Ser maestro durante la pandemia reafirmó mi vocación. Además, dar clases, era un paso inevitable en mi vida: mi padre impartió algunos cursos universitarios y mi madre fue normalista y trabajó en una primaria en la Ciudad de México. Quizás mi destino se había anunciado años antes cuando jugaba futbol en la universidad. Sin muchas habilidades para conducir el balón, opté por la portería. Tenía buenos reflejos y salvaba al equipo en numerosas ocasiones. Sin embargo, lo ingrato de la posición es que un solo error en el arco provoca una derrota y los dedos acusadores apuntarán hacia ti sin importar lo que hayas hecho antes. Pocos años después trabajé como corrector en un par de diarios y la historia se repitió: todas las tardes enmendaba –en los casos más graves reconstruía– noticias escritas por reporteros que apenas podían redactar párrafos coherentes. Un error bastaba para que me llamara, furibundo, el editor. No le importaba el cansancio o la monotonía del trabajo: un corrector al igual que un portero nunca debe fallar. No importa la estructura deficiente, el bajo sueldo, la falta de motivación o los compañeros de trabajo y directivos que sabotean constantemente tu labor. Y, sin embargo, tú sigues ahí, en el filo de la navaja, pensando que podrás arreglar un texto para un lector que no conoces, evitar un gol para que el equipo tenga confianza o establecer un canal de comunicación con un alumno del que ignoras casi todo, pero con el que te sientes identificado de alguna manera misteriosa.

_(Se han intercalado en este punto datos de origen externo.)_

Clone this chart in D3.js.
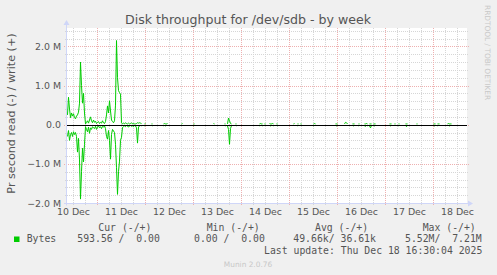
<!DOCTYPE html>
<html lang="en">
<head>
<meta charset="utf-8">
<title>Disk throughput for /dev/sdb - by week</title>
<script src="https://cdn.jsdelivr.net/npm/d3@7"></script>
<style>
  body { margin: 0; background: #f0f0f0; }
  svg text { fill: #555; }
  .sans { font-family: "DejaVu Sans", sans-serif; }
  .mono { font-family: "DejaVu Sans Mono", monospace; font-size: 9.8px; white-space: pre; }
</style>
</head>
<body>
<script>
// time window: 30 min per sample, 400 samples
const startTime = new Date(2025, 11, 10, 9, 0);
const endTime = new Date(2025, 11, 18, 17, 0);
const stepMinutes = 30;

// busy part at the start of the week, one value per sample (MB/s)
const writeBusy = [0.25, 0.70, 0.40, 0.18, 0.30, 0.22, 0.28, 0.18, 0.15, 0.22,
                   0.25, 0.32, 0.55, 1.60, 1.00, 0.55, 0.80, 0.30, 0.02, 0.06,
                   0.10, 0.04, 0.12, 0.20, 0.10, 0.05, 0.12, 0.06, 0.09, 0.03,
                   0.06, 0.08, 0.03, 0.06, 0.04, 0.10, 0.05, 0.03, 0.08, 0.25,
                   0.48, 0.30, 0.61, 0.35, 0.12, 0.08, 0.05, 0.10, 0.50, 2.15,
                   1.20, 0.87, 0.82, 0.78, 0.05, 0.02, 0.04, 0.02, 0.05, 0.03,
                   0.02, 0.04, 0.02, 0.03, 0.05, 0.02, 0.03, 0.02, 0.02, 0.03,
                   0.05, 0.04, 0.05, 0.04, 0.03];
const readBusy  = [0.30, 0.15, 0.40, 0.25, 0.20, 0.30, 0.18, 0.25, 0.20, 0.30,
                   0.70, 0.35, 0.90, 1.90, 1.20, 0.60, 0.95, 0.50, 0.05, 0.12,
                   0.18, 0.06, 0.22, 0.08, 0.12, 0.05, 0.08, 0.10, 0.04, 0.12,
                   0.06, 0.03, 0.08, 0.05, 0.10, 0.04, 0.06, 0.03, 0.10, 0.30,
                   0.37, 0.15, 0.40, 0.88, 0.25, 0.12, 0.16, 0.20, 0.50, 1.10,
                   1.78, 1.20, 0.93, 0.40, 0.32, 0.07, 0.05, 0.03, 0.05, 0.02,
                   0.04, 0.06, 0.03, 0.02, 0.04, 0.03, 0.05, 0.02, 0.03, 0.08,
                   0.47, 0.06, 0.03, 0.02, 0.03];

// later, only short runs of samples: [first sample, write values, read values]
const quietRuns = [
  [77,  [0.02, 0.03], [0.03, 0.02]],
  [84,  [0.02, 0.02], [0.02, 0.03]],
  [96,  [0.02, 0.03, 0.02, 0.02, 0.03], [0.03, 0.02, 0.03, 0.02, 0.02]],
  [114, [0.02, 0.03], [0.02, 0.02]],
  [126, [0.02, 0.02], [0.03, 0.02]],
  [146, [0.03, 0.02], [0.02, 0.02]],
  [157, [0.02, 0.02], [0.02, 0.03]],
  [160, [0.02, 0.17, 0.10, 0.03, 0.02], [0.03, 0.12, 0.50, 0.10, 0.02]],
  [168, [0.02, 0.02], [0.02, 0.03]],
  [192, [0.02, 0.03, 0.02, 0.02], [0.03, 0.02, 0.02, 0.03]],
  [197, [0.02, 0.02], [0.02, 0.02]],
  [202, [0.03, 0.02, 0.02, 0.03, 0.02], [0.02, 0.03, 0.02, 0.02, 0.03]],
  [209, [0.02, 0.02], [0.02, 0.03]],
  [226, [0.02, 0.03], [0.02, 0.02]],
  [230, [0.02, 0.02], [0.03, 0.02]],
  [233, [0.02, 0.02], [0.02, 0.02]],
  [246, [0.02, 0.03, 0.02], [0.03, 0.02, 0.02]],
  [268, [0.02, 0.02, 0.02], [0.02, 0.03, 0.02]],
  [277, [0.02, 0.06, 0.05, 0.02], [0.02, 0.02, 0.02, 0.02]],
  [285, [0.02, 0.02, 0.02], [0.02, 0.03, 0.02]],
  [291, [0.02, 0.02], [0.03, 0.02]],
  [297, [0.02, 0.02, 0.03, 0.02], [0.03, 0.04, 0.02, 0.03]],
  [302, [0.02, 0.02, 0.02], [0.03, 0.08, 0.02]],
  [306, [0.02, 0.02, 0.02], [0.02, 0.03, 0.02]],
  [322, [0.02, 0.02, 0.02], [0.02, 0.03, 0.02]],
  [327, [0.02, 0.02], [0.02, 0.02]],
  [331, [0.02, 0.02], [0.03, 0.02]],
  [338, [0.02, 0.02, 0.02], [0.02, 0.05, 0.02]],
  [349, [0.02, 0.02], [0.02, 0.02]],
  [366, [0.02, 0.02, 0.02], [0.02, 0.03, 0.02]],
  [370, [0.02, 0.02, 0.02], [0.03, 0.02, 0.02]],
  [380, [0.02, 0.03, 0.02, 0.02, 0.02], [0.02, 0.02, 0.03, 0.02, 0.02]]
];

// axis labels
const labelDays = [10, 11, 12, 13, 14, 15, 16, 17, 18];
const yLabelValues = [-2, -1, 0, 1, 2];
const legendHeads = ["Cur (-/+)", "Min (-/+)", "Avg (-/+)", "Max (-/+)"];
const legendValues = ["593.56 /  0.00", "0.00 /  0.00", "49.66k/ 36.61k", "5.52M/  7.21M"];

const W = 497, H = 275;
const plot = {left: 67, top: 28, width: 400, height: 175};

// put samples on a 400 slot timeline, NaN where nothing was recorded
const nSlots = 400;
const writeSeries = new Array(nSlots).fill(NaN);
const readSeries = new Array(nSlots).fill(NaN);
writeBusy.forEach((v, i) => writeSeries[i] = v);
readBusy.forEach((v, i) => readSeries[i] = v);
quietRuns.forEach(([s, w, r]) => {
  w.forEach((v, i) => writeSeries[s + i] = v);
  r.forEach((v, i) => readSeries[s + i] = v);
});
const slotTime = i => d3.timeMinute.offset(startTime, i * stepMinutes);

const x = d3.scaleTime()
  .domain([startTime, endTime])
  .range([plot.left, plot.left + plot.width]);
const y = d3.scaleLinear()
  .domain([-2.0, 2.47])
  .range([plot.top + plot.height, plot.top]);

const svg = d3.select("body").append("svg")
  .attr("width", W).attr("height", H)
  .style("display", "block");

svg.append("rect").attr("width", W).attr("height", H).attr("fill", "#f0f0f0");
svg.append("rect")
  .attr("x", plot.left).attr("y", plot.top)
  .attr("width", plot.width).attr("height", plot.height)
  .attr("fill", "#ffffff");

// grid
const grid = svg.append("g").attr("shape-rendering", "crispEdges");
const minorY = y.ticks(20).filter(v => Math.abs(v - Math.round(v)) > 1e-6);
grid.selectAll(".hminor").data(minorY).join("line")
  .attr("x1", plot.left - 2).attr("x2", plot.left + plot.width + 1)
  .attr("y1", d => Math.round(y(d)) + 0.5).attr("y2", d => Math.round(y(d)) + 0.5)
  .attr("stroke", "#d6d6d6").attr("stroke-dasharray", "1,1");
const minorX = d3.timeHour.every(6).range(startTime, endTime)
  .filter(t => t.getHours() !== 0);
grid.selectAll(".vminor").data(minorX).join("line")
  .attr("x1", d => Math.round(x(d)) + 0.5).attr("x2", d => Math.round(x(d)) + 0.5)
  .attr("y1", plot.top).attr("y2", plot.top + plot.height + 2)
  .attr("stroke", "#d6d6d6").attr("stroke-dasharray", "1,1");
grid.selectAll(".hmajor").data(yLabelValues).join("line")
  .attr("x1", plot.left - 3).attr("x2", plot.left + plot.width + 2)
  .attr("y1", d => Math.round(y(d)) + 0.5).attr("y2", d => Math.round(y(d)) + 0.5)
  .attr("stroke", "#eeb0b0").attr("stroke-dasharray", "1,1");
const majorX = d3.timeDay.range(startTime, endTime);
grid.selectAll(".vmajor").data(majorX).join("line")
  .attr("x1", d => Math.round(x(d)) + 0.5).attr("x2", d => Math.round(x(d)) + 0.5)
  .attr("y1", plot.top).attr("y2", plot.top + plot.height + 3)
  .attr("stroke", "#eeb0b0").attr("stroke-dasharray", "1,1");

// data lines
const slots = d3.range(nSlots);
const writeLine = d3.line()
  .defined(i => !isNaN(writeSeries[i]))
  .x(i => x(slotTime(i)) + 0.5)
  .y(i => y(writeSeries[i]));
const readLine = d3.line()
  .defined(i => !isNaN(readSeries[i]))
  .x(i => x(slotTime(i)) + 0.5)
  .y(i => y(-readSeries[i]));
svg.append("path").attr("d", readLine(slots))
  .attr("fill", "none").attr("stroke", "#00cc00").attr("stroke-width", 1);
svg.append("path").attr("d", writeLine(slots))
  .attr("fill", "none").attr("stroke", "#00cc00").attr("stroke-width", 1);

// zero rule
svg.append("line")
  .attr("x1", plot.left).attr("x2", plot.left + plot.width)
  .attr("y1", Math.round(y(0)) + 0.5).attr("y2", Math.round(y(0)) + 0.5)
  .attr("stroke", "#000").attr("shape-rendering", "crispEdges");

// axis lines with arrows
const axisCol = "#cfd6f8";
const x0 = plot.left - 0.5, yb = plot.top + plot.height + 0.5;
svg.append("line").attr("x1", x0).attr("x2", x0)
  .attr("y1", yb + 2).attr("y2", plot.top - 4).attr("stroke", axisCol);
svg.append("path").attr("d", `M${x0 - 3},${plot.top - 3}L${x0 + 3},${plot.top - 3}L${x0},${plot.top - 8}Z`)
  .attr("fill", axisCol);
svg.append("line").attr("x1", plot.left - 3).attr("x2", plot.left + plot.width + 3)
  .attr("y1", yb).attr("y2", yb).attr("stroke", axisCol);
svg.append("path").attr("d", `M${plot.left + plot.width + 1},${yb - 3}L${plot.left + plot.width + 1},${yb + 3}L${plot.left + plot.width + 6},${yb}Z`)
  .attr("fill", axisCol);

// y tick labels
const yAxis = d3.axisLeft(y).tickValues(yLabelValues).tickSize(0).tickPadding(0)
  .tickFormat(d => d === 0 ? "0.0" : d3.format(".1f")(d) + " M");
const gy = svg.append("g").attr("transform", `translate(${plot.left - 6},0)`).call(yAxis);
gy.select(".domain").remove();
gy.selectAll("text").attr("class", "sans").style("font-size", "9.4px")
  .attr("fill", "#555");

// x tick labels at noon
const noonTimes = labelDays.map(d => new Date(2025, 11, d, 12, 0));
const xAxis = d3.axisBottom(x).tickValues(noonTimes).tickSize(0).tickPadding(0)
  .tickFormat(d3.timeFormat("%d %b"));
const gx = svg.append("g").attr("transform", `translate(0,${plot.top + plot.height + 5})`).call(xAxis);
gx.select(".domain").remove();
gx.selectAll("text").attr("class", "sans").style("font-size", "9.4px")
  .attr("fill", "#555");

// title and labels
svg.append("text").attr("class", "sans")
  .attr("x", 248).attr("y", 23.5).attr("text-anchor", "middle")
  .style("font-size", "12.6px").text("Disk throughput for /dev/sdb - by week");
svg.append("text").attr("class", "sans")
  .attr("transform", "translate(14.5,113.5) rotate(-90)").attr("text-anchor", "middle")
  .style("font-size", "11.2px").text("Pr second read (-) / write (+)");
svg.append("text").attr("class", "sans")
  .attr("transform", "translate(485,5) rotate(90)")
  .style("font-size", "7.4px").style("fill", "#c8c8c8").text("RRDTOOL / TOBI OETIKER");

// legend
const headX = [98.3, 206.7, 315, 422.7];
const valX = [77.3, 194, 293.3, 405];
svg.selectAll(".lh").data(legendHeads).join("text").attr("class", "mono")
  .attr("x", (d, i) => headX[i]).attr("y", 231).text(d => d);
svg.append("rect").attr("x", 14).attr("y", 236.5).attr("width", 5.5).attr("height", 5.5)
  .attr("fill", "#00cc00");
svg.append("text").attr("class", "mono").attr("x", 26.7).attr("y", 242).text("Bytes");
svg.selectAll(".lv").data(legendValues).join("text").attr("class", "mono")
  .attr("x", (d, i) => valX[i]).attr("y", 242).text(d => d);
svg.append("text").attr("class", "mono").attr("x", 482.3).attr("y", 254)
  .attr("text-anchor", "end").text("Last update: Thu Dec 18 16:30:04 2025");
svg.append("text").attr("class", "sans").attr("x", 248).attr("y", 267)
  .attr("text-anchor", "middle").style("font-size", "7.4px").style("fill", "#c8c8c8")
  .text("Munin 2.0.76");
</script>
</body>
</html>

La pandemia nos enseñó a los docentes que el equipo nos falla, no tenemos las herramientas adecuadas y la estructura está a punto del colapso, pero en el aula aún puede surgir la empatía y una solidaridad volátil que se tiene que renovar todos los días. Si cometemos un error, todos hablarán del maestro y no de las difíciles circunstancias que lo rodean. En los momentos más duros te sientes como el portero a punto de enfrentar el tiro penal. Todo está en contra tuya y las posibilidades de salvar al equipo son mínimas. Sientes que estás en una coreografía y, por un instante, quieres quedarte inmóvil y dejar que el partido siga su marcha. Sin embargo, el sólo hecho de estar ahí, de representar una incierta esperanza, hace que te lances para tratar de impedir el gol. Así, mientras el balón va al fondo de las redes, intentamos salvar a los estudiantes y al mundo.